Developer Guide (Quick)¶
This guide will describe how to build and test Ceph for development.
Development¶
The run-make-check.sh
script will install Ceph dependencies,
compile everything in debug mode and run a number of tests to verify
the result behaves as expected.
$ ./run-make-check.sh
Optionally if you want to work on a specific component of Ceph, install the dependencies and build Ceph in debug mode with required cmake flags.
Example:
$ ./install-deps.sh
$ ./do_cmake.sh -DWITH_MANPAGE=OFF -DWITH_BABELTRACE=OFF -DWITH_MGR_DASHBOARD_FRONTEND=OFF
Running a development deployment¶
Ceph contains a script called vstart.sh
(see also Deploying a development cluster) which allows developers to quickly test their code using
a simple deployment on your development system. Once the build finishes successfully, start the ceph
deployment using the following command:
$ cd ceph/build # Assuming this is where you ran cmake
$ make vstart
$ ../src/vstart.sh -d -n -x
You can also configure vstart.sh
to use only one monitor and one metadata server by using the following:
$ MON=1 MDS=1 ../src/vstart.sh -d -n -x
The system creates two pools on startup: cephfs_data_a and cephfs_metadata_a.
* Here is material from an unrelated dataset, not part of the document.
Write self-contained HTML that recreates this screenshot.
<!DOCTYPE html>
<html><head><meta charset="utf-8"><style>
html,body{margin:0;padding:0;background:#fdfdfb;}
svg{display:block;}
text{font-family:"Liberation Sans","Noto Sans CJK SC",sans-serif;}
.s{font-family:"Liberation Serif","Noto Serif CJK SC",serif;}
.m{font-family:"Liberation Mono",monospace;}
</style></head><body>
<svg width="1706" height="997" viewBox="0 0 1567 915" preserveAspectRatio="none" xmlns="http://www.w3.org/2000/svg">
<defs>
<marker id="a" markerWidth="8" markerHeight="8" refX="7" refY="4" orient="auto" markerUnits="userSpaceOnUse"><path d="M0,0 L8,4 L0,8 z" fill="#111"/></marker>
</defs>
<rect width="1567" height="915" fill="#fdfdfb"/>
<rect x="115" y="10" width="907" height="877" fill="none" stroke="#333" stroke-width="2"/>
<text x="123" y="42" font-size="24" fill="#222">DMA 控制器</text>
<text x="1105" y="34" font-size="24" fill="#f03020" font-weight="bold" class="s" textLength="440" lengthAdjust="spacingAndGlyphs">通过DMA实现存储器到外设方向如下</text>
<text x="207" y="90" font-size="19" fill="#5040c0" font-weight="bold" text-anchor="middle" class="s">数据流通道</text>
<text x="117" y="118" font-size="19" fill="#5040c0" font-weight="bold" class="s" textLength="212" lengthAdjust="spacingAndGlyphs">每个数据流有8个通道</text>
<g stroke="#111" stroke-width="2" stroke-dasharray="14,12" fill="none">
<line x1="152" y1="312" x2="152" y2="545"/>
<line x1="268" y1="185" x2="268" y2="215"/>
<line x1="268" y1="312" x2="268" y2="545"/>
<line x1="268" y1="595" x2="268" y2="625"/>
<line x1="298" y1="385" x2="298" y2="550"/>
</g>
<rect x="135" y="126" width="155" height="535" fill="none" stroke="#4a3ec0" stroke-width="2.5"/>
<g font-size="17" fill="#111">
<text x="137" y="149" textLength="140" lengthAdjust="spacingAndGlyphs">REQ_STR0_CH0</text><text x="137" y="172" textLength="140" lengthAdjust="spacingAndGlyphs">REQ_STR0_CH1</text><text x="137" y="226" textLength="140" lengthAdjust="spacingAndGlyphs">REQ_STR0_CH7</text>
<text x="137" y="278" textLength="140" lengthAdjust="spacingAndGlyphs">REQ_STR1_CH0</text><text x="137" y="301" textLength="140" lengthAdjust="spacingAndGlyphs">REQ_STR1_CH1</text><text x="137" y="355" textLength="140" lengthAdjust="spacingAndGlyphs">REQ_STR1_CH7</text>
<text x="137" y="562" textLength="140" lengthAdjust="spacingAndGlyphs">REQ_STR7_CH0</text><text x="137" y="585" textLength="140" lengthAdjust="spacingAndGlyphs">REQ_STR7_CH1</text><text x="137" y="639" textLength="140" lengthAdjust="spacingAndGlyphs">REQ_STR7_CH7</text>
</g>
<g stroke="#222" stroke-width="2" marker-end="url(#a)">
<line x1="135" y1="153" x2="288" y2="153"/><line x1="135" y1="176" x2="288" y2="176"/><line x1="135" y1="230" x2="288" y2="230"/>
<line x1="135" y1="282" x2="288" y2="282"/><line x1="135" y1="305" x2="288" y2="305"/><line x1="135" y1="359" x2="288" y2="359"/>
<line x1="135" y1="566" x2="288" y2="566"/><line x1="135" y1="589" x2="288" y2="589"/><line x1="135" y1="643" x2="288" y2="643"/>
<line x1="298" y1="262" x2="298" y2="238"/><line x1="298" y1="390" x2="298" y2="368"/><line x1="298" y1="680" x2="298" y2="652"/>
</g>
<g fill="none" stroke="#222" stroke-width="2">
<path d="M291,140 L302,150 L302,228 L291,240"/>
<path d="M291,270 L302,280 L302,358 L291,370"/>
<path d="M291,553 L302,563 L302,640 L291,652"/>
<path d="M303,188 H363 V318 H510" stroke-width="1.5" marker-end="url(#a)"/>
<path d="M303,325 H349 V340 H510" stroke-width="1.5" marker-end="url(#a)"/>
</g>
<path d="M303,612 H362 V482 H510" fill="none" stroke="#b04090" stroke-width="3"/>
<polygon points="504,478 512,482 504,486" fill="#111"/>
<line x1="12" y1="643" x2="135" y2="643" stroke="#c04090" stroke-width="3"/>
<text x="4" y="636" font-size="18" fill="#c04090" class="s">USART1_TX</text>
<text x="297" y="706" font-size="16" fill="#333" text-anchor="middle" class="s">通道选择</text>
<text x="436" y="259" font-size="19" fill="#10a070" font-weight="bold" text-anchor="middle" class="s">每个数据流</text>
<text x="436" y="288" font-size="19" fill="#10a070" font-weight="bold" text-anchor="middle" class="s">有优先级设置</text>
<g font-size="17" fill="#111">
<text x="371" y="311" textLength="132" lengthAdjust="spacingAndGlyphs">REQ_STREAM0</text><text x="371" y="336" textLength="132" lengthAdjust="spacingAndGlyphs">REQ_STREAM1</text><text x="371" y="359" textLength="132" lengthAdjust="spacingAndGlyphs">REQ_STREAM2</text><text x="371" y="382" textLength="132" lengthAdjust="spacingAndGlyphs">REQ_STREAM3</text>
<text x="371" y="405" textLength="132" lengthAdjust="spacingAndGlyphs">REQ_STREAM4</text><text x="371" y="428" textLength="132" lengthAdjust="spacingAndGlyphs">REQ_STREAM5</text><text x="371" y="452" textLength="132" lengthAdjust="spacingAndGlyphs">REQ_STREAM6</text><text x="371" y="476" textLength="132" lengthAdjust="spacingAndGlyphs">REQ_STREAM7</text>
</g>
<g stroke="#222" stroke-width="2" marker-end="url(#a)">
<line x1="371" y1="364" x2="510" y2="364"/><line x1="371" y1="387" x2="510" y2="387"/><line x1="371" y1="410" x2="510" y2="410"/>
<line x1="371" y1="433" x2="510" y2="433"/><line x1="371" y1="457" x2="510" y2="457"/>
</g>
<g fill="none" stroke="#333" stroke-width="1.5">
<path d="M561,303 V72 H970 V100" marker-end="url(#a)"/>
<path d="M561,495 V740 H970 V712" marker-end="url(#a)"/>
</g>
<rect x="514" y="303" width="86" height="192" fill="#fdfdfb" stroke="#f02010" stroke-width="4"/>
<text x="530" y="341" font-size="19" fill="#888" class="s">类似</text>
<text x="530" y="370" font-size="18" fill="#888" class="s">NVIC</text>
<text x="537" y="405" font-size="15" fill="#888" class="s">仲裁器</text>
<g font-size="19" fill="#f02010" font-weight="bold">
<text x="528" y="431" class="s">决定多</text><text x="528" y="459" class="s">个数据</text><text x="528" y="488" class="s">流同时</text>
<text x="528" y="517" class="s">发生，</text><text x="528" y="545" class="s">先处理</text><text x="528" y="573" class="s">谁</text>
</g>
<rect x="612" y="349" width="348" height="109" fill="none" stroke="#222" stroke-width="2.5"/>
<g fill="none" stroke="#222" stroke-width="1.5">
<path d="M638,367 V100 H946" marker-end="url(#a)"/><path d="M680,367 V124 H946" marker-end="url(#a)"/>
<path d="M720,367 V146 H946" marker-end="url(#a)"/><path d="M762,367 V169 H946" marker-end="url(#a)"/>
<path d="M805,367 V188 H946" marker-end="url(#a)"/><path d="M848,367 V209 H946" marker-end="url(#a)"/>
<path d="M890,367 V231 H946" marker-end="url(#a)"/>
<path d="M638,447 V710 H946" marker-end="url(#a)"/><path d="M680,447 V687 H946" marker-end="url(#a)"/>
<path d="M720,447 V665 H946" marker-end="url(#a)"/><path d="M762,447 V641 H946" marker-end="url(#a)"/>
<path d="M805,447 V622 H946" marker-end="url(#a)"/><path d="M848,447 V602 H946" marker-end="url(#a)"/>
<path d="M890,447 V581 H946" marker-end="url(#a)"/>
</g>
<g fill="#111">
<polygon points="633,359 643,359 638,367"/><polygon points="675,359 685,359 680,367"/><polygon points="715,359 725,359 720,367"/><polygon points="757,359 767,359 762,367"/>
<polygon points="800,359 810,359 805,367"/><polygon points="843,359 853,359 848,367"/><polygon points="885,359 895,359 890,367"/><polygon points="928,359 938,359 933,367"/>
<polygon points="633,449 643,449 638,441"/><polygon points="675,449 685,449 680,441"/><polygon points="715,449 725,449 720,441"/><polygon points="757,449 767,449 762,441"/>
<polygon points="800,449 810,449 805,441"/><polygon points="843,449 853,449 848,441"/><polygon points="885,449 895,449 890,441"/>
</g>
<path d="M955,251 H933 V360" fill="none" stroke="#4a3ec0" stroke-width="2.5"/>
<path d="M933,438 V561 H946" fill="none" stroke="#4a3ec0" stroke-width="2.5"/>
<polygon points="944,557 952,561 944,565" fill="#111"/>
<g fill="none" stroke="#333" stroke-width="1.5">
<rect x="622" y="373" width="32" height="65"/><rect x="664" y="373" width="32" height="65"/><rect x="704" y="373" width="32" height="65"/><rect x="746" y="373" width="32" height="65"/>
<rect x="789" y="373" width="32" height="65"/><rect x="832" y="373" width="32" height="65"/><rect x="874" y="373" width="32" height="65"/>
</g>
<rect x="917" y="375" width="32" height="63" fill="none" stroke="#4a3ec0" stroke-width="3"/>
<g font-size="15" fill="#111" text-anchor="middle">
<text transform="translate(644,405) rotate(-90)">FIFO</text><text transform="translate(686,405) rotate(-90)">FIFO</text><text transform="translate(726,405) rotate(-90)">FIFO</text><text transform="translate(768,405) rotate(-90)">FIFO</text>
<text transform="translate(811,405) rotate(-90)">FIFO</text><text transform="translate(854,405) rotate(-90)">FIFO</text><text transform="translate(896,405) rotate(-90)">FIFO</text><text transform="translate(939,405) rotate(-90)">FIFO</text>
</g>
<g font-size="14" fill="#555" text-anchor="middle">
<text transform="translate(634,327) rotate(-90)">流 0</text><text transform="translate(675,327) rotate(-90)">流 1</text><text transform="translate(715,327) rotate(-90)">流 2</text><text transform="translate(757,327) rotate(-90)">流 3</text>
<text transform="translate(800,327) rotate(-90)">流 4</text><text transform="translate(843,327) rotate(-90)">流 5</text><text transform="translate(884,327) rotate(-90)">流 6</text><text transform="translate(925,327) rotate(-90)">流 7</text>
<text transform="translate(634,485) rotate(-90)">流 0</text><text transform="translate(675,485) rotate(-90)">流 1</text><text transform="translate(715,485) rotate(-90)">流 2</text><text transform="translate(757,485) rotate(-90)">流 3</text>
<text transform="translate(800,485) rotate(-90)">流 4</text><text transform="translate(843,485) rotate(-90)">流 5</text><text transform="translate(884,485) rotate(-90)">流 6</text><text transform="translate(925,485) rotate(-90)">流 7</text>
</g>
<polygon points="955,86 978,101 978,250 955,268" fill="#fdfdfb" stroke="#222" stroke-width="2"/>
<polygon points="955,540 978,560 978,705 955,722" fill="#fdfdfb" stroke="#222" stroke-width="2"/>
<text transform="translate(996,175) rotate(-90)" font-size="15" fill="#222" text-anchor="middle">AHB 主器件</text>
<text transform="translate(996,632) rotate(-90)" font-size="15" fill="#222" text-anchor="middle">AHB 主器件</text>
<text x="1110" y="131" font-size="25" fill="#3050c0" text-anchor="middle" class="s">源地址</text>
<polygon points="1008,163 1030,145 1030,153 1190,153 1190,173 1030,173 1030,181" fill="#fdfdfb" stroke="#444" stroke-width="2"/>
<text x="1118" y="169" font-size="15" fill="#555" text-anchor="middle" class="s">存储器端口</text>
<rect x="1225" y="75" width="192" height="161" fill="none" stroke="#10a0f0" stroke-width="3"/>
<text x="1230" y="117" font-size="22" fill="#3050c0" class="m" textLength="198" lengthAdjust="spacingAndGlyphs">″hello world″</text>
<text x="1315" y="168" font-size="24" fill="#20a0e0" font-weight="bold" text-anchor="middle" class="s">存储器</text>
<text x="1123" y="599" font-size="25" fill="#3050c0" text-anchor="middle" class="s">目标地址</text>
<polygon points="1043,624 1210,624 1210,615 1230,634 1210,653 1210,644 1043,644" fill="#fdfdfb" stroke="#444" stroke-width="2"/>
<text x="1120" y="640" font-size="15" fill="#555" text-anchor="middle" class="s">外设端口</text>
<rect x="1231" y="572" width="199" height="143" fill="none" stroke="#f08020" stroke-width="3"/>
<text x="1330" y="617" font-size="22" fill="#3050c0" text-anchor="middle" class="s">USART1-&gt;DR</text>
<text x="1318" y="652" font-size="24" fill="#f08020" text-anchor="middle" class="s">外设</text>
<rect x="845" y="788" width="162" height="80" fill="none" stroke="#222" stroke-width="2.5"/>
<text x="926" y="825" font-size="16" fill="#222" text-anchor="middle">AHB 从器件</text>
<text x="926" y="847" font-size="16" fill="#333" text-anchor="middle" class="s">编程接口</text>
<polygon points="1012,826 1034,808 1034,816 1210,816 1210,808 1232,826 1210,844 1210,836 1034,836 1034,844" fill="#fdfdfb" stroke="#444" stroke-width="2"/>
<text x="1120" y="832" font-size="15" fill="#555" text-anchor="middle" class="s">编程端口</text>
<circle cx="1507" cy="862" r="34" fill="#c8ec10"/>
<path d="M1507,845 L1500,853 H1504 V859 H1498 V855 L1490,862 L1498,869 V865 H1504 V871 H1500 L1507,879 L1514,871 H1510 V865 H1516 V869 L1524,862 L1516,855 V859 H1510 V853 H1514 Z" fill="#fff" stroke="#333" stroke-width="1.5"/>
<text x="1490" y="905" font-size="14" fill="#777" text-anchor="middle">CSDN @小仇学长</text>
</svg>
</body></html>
Let’s get some stats on the current pools:
$ bin/ceph osd pool stats
*** DEVELOPER MODE: setting PATH, PYTHONPATH and LD_LIBRARY_PATH ***
pool cephfs_data_a id 1
nothing is going on
pool cephfs_metadata_a id 2
nothing is going on
$ bin/ceph osd pool stats cephfs_data_a
*** DEVELOPER MODE: setting PATH, PYTHONPATH and LD_LIBRARY_PATH ***
pool cephfs_data_a id 1
nothing is going on
$ bin/rados df
POOL_NAME USED OBJECTS CLONES COPIES MISSING_ON_PRIMARY UNFOUND DEGRADED RD_OPS RD WR_OPS WR
cephfs_data_a 0 0 0 0 0 0 0 0 0 0 0
cephfs_metadata_a 2246 21 0 63 0 0 0 0 0 42 8192
total_objects 21
total_used 244G
total_space 1180G
Make a pool and run some benchmarks against it:
$ bin/ceph osd pool create mypool
$ bin/rados -p mypool bench 10 write -b 123
Place a file into the new pool:
$ bin/rados -p mypool put objectone <somefile>
$ bin/rados -p mypool put objecttwo <anotherfile>
List the objects in the pool:
$ bin/rados -p mypool ls
Once you are done, type the following to stop the development ceph deployment:
$ ../src/stop.sh
Resetting your vstart environment¶
The vstart script creates out/ and dev/ directories which contain the cluster’s state. If you want to quickly reset your environment, you might do something like this:
[build]$ ../src/stop.sh
[build]$ rm -rf out dev
[build]$ MDS=1 MON=1 OSD=3 ../src/vstart.sh -n -d
Running a RadosGW development environment¶
Set the RGW
environment variable when running vstart.sh to enable the RadosGW.
$ cd build
$ RGW=1 ../src/vstart.sh -d -n -x
You can now use the swift python client to communicate with the RadosGW.